ISKANDAR PUTERI: Johor may be the largest coconut producer in the peninsular but supply is still not enough for export due to the huge demand for the fruit in the country.

State Agriculture and Agro-based Industry Committee chairman Ismail Mohamed said nationwide, Johor ranked third as the largest coconut producer after Sabah and Sarawak.

He said last year, Johor recorded 11,183ha of coconut plantations, compared to 2006 where land spanning 21,643ha was used to plant coconuts.

“In the peninsular, Johor produces the most number of coconuts, with 79,273 metric tonnes last year,” he said at the state assembly sitting.

He said there was a high demand locally for coconut milk or santan and coconut water, forcing the country to import some 129,000 coconuts from neighbouring countries such as Indonesia.

“The local coconut production is still not enough to cater to the local demand, let alone for export purposes,” he said, adding that there was a drop in coconut production in the past 10 years due to the competitive price of oil palm.

Ismail said a company from Batu Pahat was trying to obtain a permit from the Agriculture Department to export 500,000 coconuts to China but is facing difficulties as the government has to give priority to local demands first.
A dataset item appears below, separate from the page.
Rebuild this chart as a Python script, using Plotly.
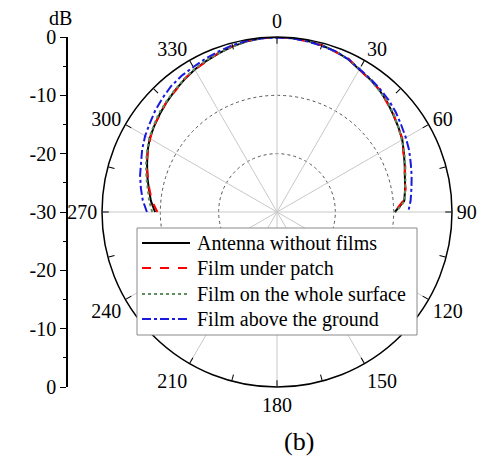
import plotly.graph_objects as go

# Azimuth angles (deg, clockwise from top) over the upper half-plane
theta = [270, 275, 280, 285, 290, 295, 300, 305, 310, 315, 320, 325, 330, 335, 340, 345, 350, 355,
         0, 5, 10, 15, 20, 25, 30, 35, 40, 45, 50, 55, 60, 65, 70, 75, 80, 85, 90]

# Normalized gain (dB)
no_film = [-9.1, -8.3, -7.7, -7.0, -6.3, -5.5, -4.8, -4.3, -3.8, -3.3, -2.8, -2.3, -1.8, -1.4, -1.0, -0.6, -0.3, -0.1,
           0.0, -0.1, -0.2, -0.4, -0.7, -1.1, -1.8, -2.2, -2.7, -3.3, -4.0, -4.6, -5.2, -6.0, -6.7, -7.3, -7.7, -8.1, -9.8]
film_patch = [-9.5, -8.5, -7.8, -7.1, -6.2, -5.6, -4.9, -4.2, -3.9, -3.2, -2.9, -2.2, -1.8, -1.5, -0.9, -0.6, -0.2, -0.1,
              0.0, -0.1, -0.3, -0.4, -0.8, -1.0, -1.8, -2.3, -2.6, -3.4, -3.9, -4.7, -5.1, -6.1, -6.6, -7.4, -7.6, -8.3, -9.9]
film_surface = [-8.6, -8.0, -7.5, -6.8, -6.1, -5.4, -4.7, -4.2, -3.6, -3.2, -2.7, -2.2, -1.7, -1.3, -1.0, -0.6, -0.3, -0.1,
                0.0, -0.1, -0.2, -0.5, -0.7, -1.1, -1.7, -2.2, -2.8, -3.2, -3.9, -4.6, -5.3, -5.9, -6.6, -7.2, -7.7, -8.0, -9.6]
film_ground = [-7.7, -6.9, -6.3, -5.7, -5.2, -4.5, -3.9, -3.4, -2.8, -2.3, -1.8, -1.5, -1.3, -1.0, -0.7, -0.4, -0.2, -0.1,
               -0.1, -0.1, -0.3, -0.5, -0.7, -1.1, -1.7, -2.1, -2.5, -2.9, -3.4, -4.0, -4.5, -5.0, -5.6, -6.1, -6.6, -7.0, -7.5]

series = [
    ("Antenna without films", no_film, "black", "solid"),
    ("Film under patch", film_patch, "red", "dash"),
    ("Film on the whole surface", film_surface, "#5f8f5f", "dot"),
    ("Film above the ground", film_ground, "#1a1adf", "dashdot"),
]

r_min, r_max = -30, 0
spoke_angles = list(range(0, 360, 30))
tick_angles = list(range(0, 360, 15))
tick_text = [str(a) if a % 30 == 0 else "" for a in tick_angles]

# Left dB scale (mirrored about the centre)
db_vals = [30, 20, 10, 0, -10, -20, -30]
db_text = ["0", "-10", "-20", "-30", "-20", "-10", "0"]

FONT = "Liberation Serif"
W, H = 484, 460
cx0, cx1 = 102 / W, 452 / W
cy0, cy1 = (H - 387) / H, (H - 37) / H


def px(x):
    return x / W


def py(y):
    return 1 - y / H


fig = go.Figure()

# Radial spokes every 30 degrees
sr, st = [], []
for a in spoke_angles:
    sr += [r_min, r_max, None]
    st += [a, a, None]
fig.add_trace(go.Scatterpolar(r=sr, theta=st, mode="lines",
                              line=dict(color="#c8c8c8", width=1),
                              showlegend=False, hoverinfo="skip"))

for name, vals, color, dash in series:
    fig.add_trace(go.Scatterpolar(r=vals, theta=theta, mode="lines", name=name,
                                  showlegend=False,
                                  line=dict(color=color, width=2, dash=dash)))

# Invisible cartesian trace carrying the dB scale
fig.add_trace(go.Scatter(x=[0, 1], y=[-30, 30], mode="markers",
                         marker=dict(opacity=0), showlegend=False,
                         hoverinfo="skip", xaxis="x", yaxis="y"))

# Boxed key drawn over the lower half of the plot
shapes = [dict(type="rect", xref="paper", yref="paper",
               x0=px(137), x1=px(417), y0=py(335), y1=py(228),
               fillcolor="white", line=dict(color="#8a8a8a", width=1), layer="above")]
annotations = []
row_y = [243, 268, 294, 319]
for (name, _, color, dash), yy in zip(series, row_y):
    shapes.append(dict(type="line", xref="paper", yref="paper",
                       x0=px(142), x1=px(190), y0=py(yy), y1=py(yy),
                       line=dict(color=color, width=2, dash=dash), layer="above"))
    annotations.append(dict(text=name, x=px(195), y=py(yy), xref="paper", yref="paper",
                            xanchor="left", yanchor="middle", showarrow=False,
                            font=dict(family=FONT, size=20, color="black")))

annotations += [
    dict(text="dB", x=px(60), y=py(18), xref="paper", yref="paper",
         xanchor="center", yanchor="middle",
         showarrow=False, font=dict(family=FONT, size=20)),
    dict(text="(b)", x=px(299), y=py(441), xref="paper", yref="paper",
         xanchor="center", yanchor="middle",
         showarrow=False, font=dict(family=FONT, size=26)),
]

fig.update_layout(
    template="none",
    width=W, height=H,
    margin=dict(l=0, r=0, t=0, b=0, pad=0),
    paper_bgcolor="white", plot_bgcolor="rgba(0,0,0,0)",
    font=dict(family=FONT, size=20, color="black"),
    showlegend=False,
    polar=dict(
        domain=dict(x=[cx0, cx1], y=[cy0, cy1]),
        bgcolor="rgba(0,0,0,0)",
        angularaxis=dict(
            direction="clockwise", rotation=90,
            tickvals=tick_angles, ticktext=tick_text,
            ticks="inside", ticklen=6, tickcolor="black",
            showline=True, linecolor="black", linewidth=1.5,
            showgrid=False,
            tickfont=dict(family=FONT, size=20),
        ),
        radialaxis=dict(
            range=[r_min, r_max],
            tickvals=[-20, -10], showticklabels=False, ticks="",
            showline=False,
            showgrid=True, gridcolor="#555555", gridwidth=1, griddash="dot",
        ),
    ),
    xaxis=dict(domain=[0.0, 0.01], visible=False, range=[0, 1], automargin=False),
    yaxis=dict(
        domain=[cy0, cy1], range=[-30, 30],
        anchor="free", position=67 / W, side="left", automargin=False,
        tickvals=db_vals, ticktext=db_text,
        ticks="outside", ticklen=6, tickcolor="black",
        minor=dict(dtick=5, ticks="outside", ticklen=3, tickcolor="black"),
        showline=True, linecolor="black", linewidth=1.5,
        showgrid=False, zeroline=False,
        tickfont=dict(family=FONT, size=20),
    ),
    shapes=shapes,
    annotations=annotations,
)

fig.write_html("out.html")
Among the issues and challenges faced by the country’s coconut industry include the age factor of both the coconut farmers and trees as well as low income due to the size of their plantation, which ranged from 0.2ha to 2ha, he said.

Ismail added that a majority of the trees planted were old varieties such as the Malayan Tall and other problems faced by the farmers were pest and diseases that destroy the trees.

He also highlighted that many farmers were still using the conventional and not systematic farm management method.

“To address these problems, the Agriculture Department is encouraging the planting of shorter trees or dwarf species as the coconuts are easier to produce, trees stronger and can produce fruits as early as in three years.

“The department is also keen on providing services like technical and agronomy advice in efforts to increase the quantity and quality of coconuts in the country,” he said.